The vets begin to cut the bandage applied when Yellow Mountain was on the course, he fidgets, then they decide to unwrap it, slowly. He stands still. Like he’s waiting. Everybody’s waiting. We offer him a drink of water from a bucket, he drags his lower lip through it but declines. His eyes are soft and innocent, but piercing, like he’s looking deep into our souls. The bandages unspool and begin a heap of discard. It rises as gauze, bandages, cotton rolls, rubber gloves, plastic tubes and tops, the detritus from a bloodbath.

Caruso begins to maneuver the ultrasound over the tendon, blood spurts like he’s squeezing a full straw. He explains what he’s seeing to other vets, I don’t understand if it’s good or bad, the ultrasound images on the screen look like yet another swirl of black and white lines and clouds to me. Martini Brother, Yellow Mountain’s stablemate, reaches over his stall door and tries to grab the chord of the ultrasound, then nips at Dankanich who tries to persuade him to leave it, us, alone, eventually, his door is closed. Caruso finishes, explains that the deep flexor is OK, untouched. I exhale slightly, ever so slightly.

Blood drips, but doesn’t gush, from the wound, pooling on the barn floor. The horses for the second, tacked up and ready, circle under the trees, a soft toss from us. They look like rock stars, I don’t recognize any of them. I try to remember what it was like to be hopeful, expectant, excited for what was about to happen. Richard Valentine walks past and pats me on the shoulder. Dr. Jeff Witer catches my eye with an unsaid gesture of here-if-you-need-me. Kate Dalton hovers but knows there’s nothing she can do. Other trainers and grooms, owners and hotwalkers, walk past and offer a few kind words or a nod of togetherness, simple gestures. Comrades in arms, all of us. 

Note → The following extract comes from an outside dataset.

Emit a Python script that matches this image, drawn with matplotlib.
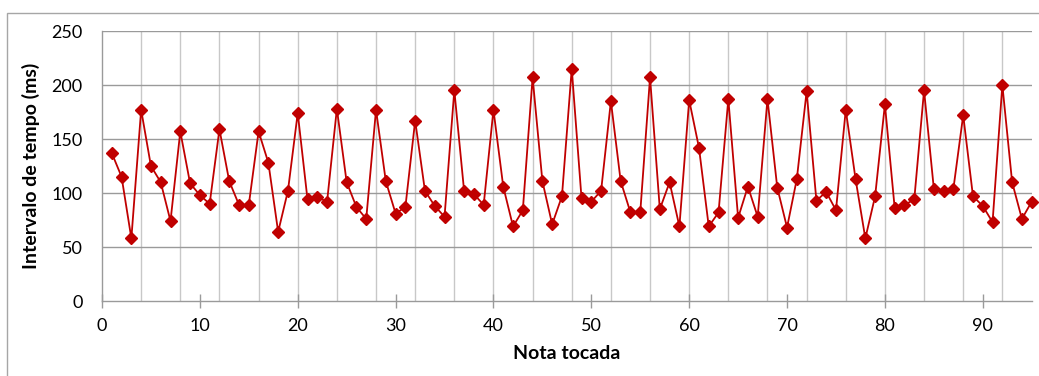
import matplotlib.pyplot as plt
from matplotlib.patches import Rectangle
import numpy as np

plt.rcParams['font.family'] = ['Lato', 'DejaVu Sans']

# intervalo entre notas consecutivas (ms)
nota = np.arange(1, 96)
intervalo = [137, 115, 58, 177, 125, 110, 74, 157, 109, 98,
             90, 159, 111, 89, 89, 157, 128, 64, 102, 174,
             94, 96, 92, 178, 110, 87, 76, 177, 111, 81,
             87, 167, 102, 88, 78, 195, 102, 99, 89, 177,
             106, 69, 84, 207, 111, 71, 97, 215, 95, 92,
             102, 185, 111, 82, 82, 207, 85, 110, 69, 186,
             142, 69, 82, 187, 77, 106, 78, 187, 105, 68,
             113, 194, 93, 101, 84, 177, 113, 58, 97, 182,
             86, 89, 94, 195, 104, 102, 104, 172, 97, 88,
             73, 200, 110, 76, 92]

xticks = np.arange(0, 91, 10)
yticks = np.arange(0, 251, 50)

fig = plt.figure(figsize=(10.39, 3.76), dpi=100)

# moldura do gráfico
fig.patches.append(Rectangle((7 / 1039, -0.1), 1.2, (376 - 13) / 376 + 0.1,
                             transform=fig.transFigure, fill=False,
                             edgecolor='#a6a6a6', linewidth=1.0))

ax = fig.add_axes([102 / 1039, 75 / 376, 929.7 / 1039, 270 / 376])

ax.plot(nota, intervalo, color='#c00000', linewidth=1.3, marker='D',
        markersize=6, markerfacecolor='#c00000', markeredgecolor='#c00000',
        clip_on=False, zorder=3)

ax.set_xlim(0, 95)
ax.set_ylim(0, 250)
ax.set_xticks(xticks)
ax.set_yticks(yticks)

# grelha vertical a cada 4 notas, horizontal a cada 50 ms
for gx in range(4, 95, 4):
    ax.axvline(gx, color='#c8c8c8', linewidth=1.0, zorder=1)
for gy in yticks[1:]:
    ax.axhline(gy, color='#9a9a9a', linewidth=1.0, zorder=1)

ax.tick_params(axis='x', direction='inout', length=10, width=1.0,
               color='#9a9a9a', labelsize=13, pad=7)
ax.tick_params(axis='y', length=0, labelsize=13, pad=14)

for side in ['top', 'right']:
    ax.spines[side].set_visible(False)
for side in ['left', 'bottom']:
    ax.spines[side].set_color('#9a9a9a')
    ax.spines[side].set_linewidth(1.0)

ax.set_xlabel('Nota tocada', fontsize=14, fontweight='bold', labelpad=8)
ax.set_ylabel('Intervalo de tempo (ms)', fontsize=14, fontweight='bold',
              labelpad=8)

plt.savefig('out.png', dpi=100, facecolor='white')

Caruso explains how he’s going to check the sheath, a needle…liquid…if it comes out the bottom…I’m not really listening, to me, it’s either yes or no, the process useless as far as my decisions – my emotions – go. It doesn’t take long as Caruso explains that he has cut into the sheath, the panther is in the tree. I hear the word infection, I shudder at the word, septic.

The vets rewrap his leg – thick padding that could temper a falcon’s grip. Caruso and I talk about the van ride to the clinic, about the danger of infection, about the drop down in the ankle, about timeframe of recovery, about quality of life. Bailey Poorman offers to ride with Yellow Mountain as Brian Hogan jumps into action, orchestrating his van to pull up as close to the barn door as possible, another triage unit in motion. Yellow Mountain, the perfect patient, follows Dankanich out of the barn and onto the trailer, backing into a stall and a half so he’s got support behind and to his sides. Dankanich hops out as Poorman hops in, we shut the door, latch the latches and the truck rumbles into first gear.

Like that, it’s over. He’s out of my hands. Everything stops. Everybody leaves. I walk away, past assistant trainer Beth Supik sitting on a wall, past the vans, past the storage sheds and barns, past a man walking a dog. I walk, an agitated, frenzied walk out of the barn and into my head. I wipe away the tears from under my sunglasses. No one sees me.

I think about what I wrote earlier in the morning, about the Iroquois, the prospects, the possibilities, the energy, the buzz, the thrill of the second Saturday in May. The last line ringing in my ears – Come on Yellow Mountain. One time, just one time. It was meant as a request, an imploring for him to win, one time, just one time. It was heartfelt at the time. Now, it’s simply heartache.

I kick the ground.

“Come on Yellow Mountain. One time, just one time.”

Editor’s Note: As of Thursday, May 18, Yellow Mountain was stable and responding to treatment at the Tennessee Equine Hospital.